IHS ignores taxpayer subsidies to banks.
Here’s one example. Unmargined OTC derivatives sold by banks entail credit risk. But, pre-Dodd-Frank, banks did not properly account for that credit risk. They could ignore or minimize that credit risk in their reports to their regulators, and, as a result, they didn’t have to hold capital against it. The capital backstopping the risk was taxpayer capital, and banks didn’t pay for it. They only profited at taxpayer expense.
When the IHS report tallies up the economic damages it alleges will follow from the Volcker Rule, IHS ignores capital market distortions like this one.

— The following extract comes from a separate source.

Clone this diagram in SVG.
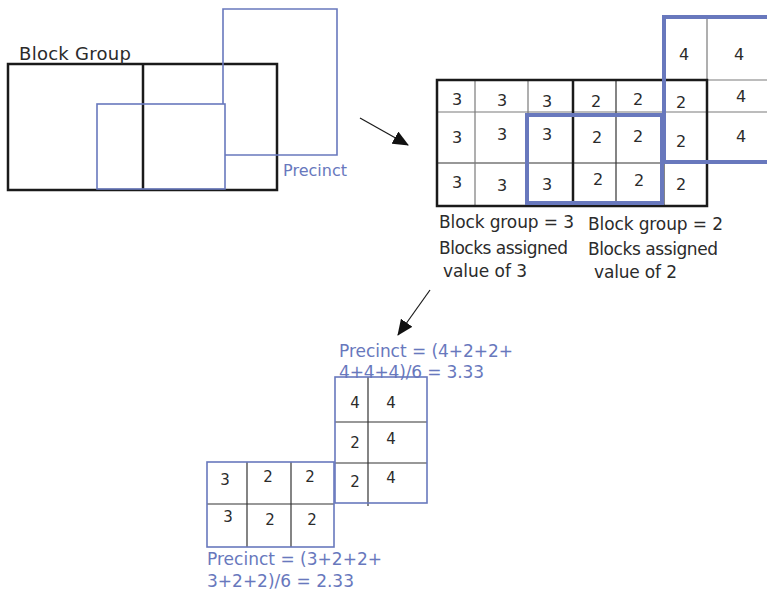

Protecting hidden subsidies to banks is not a sensible economic policy. The U.S. economy is still paying mightily for that mistake. IHS ignores the huge costs imposed on taxpayers and the economy as a whole from bad bank regulation. Sensible economic policy means getting prices and incentives right, and letting businesses optimize against those. The Volcker Rule is about ending hidden taxpayer subsidies to risky transactions by banks. That was always what it was about. From the very beginning.
So why does an IHS report that pretends to evaluate the Volcker Rule ignore the very purpose of the Rule?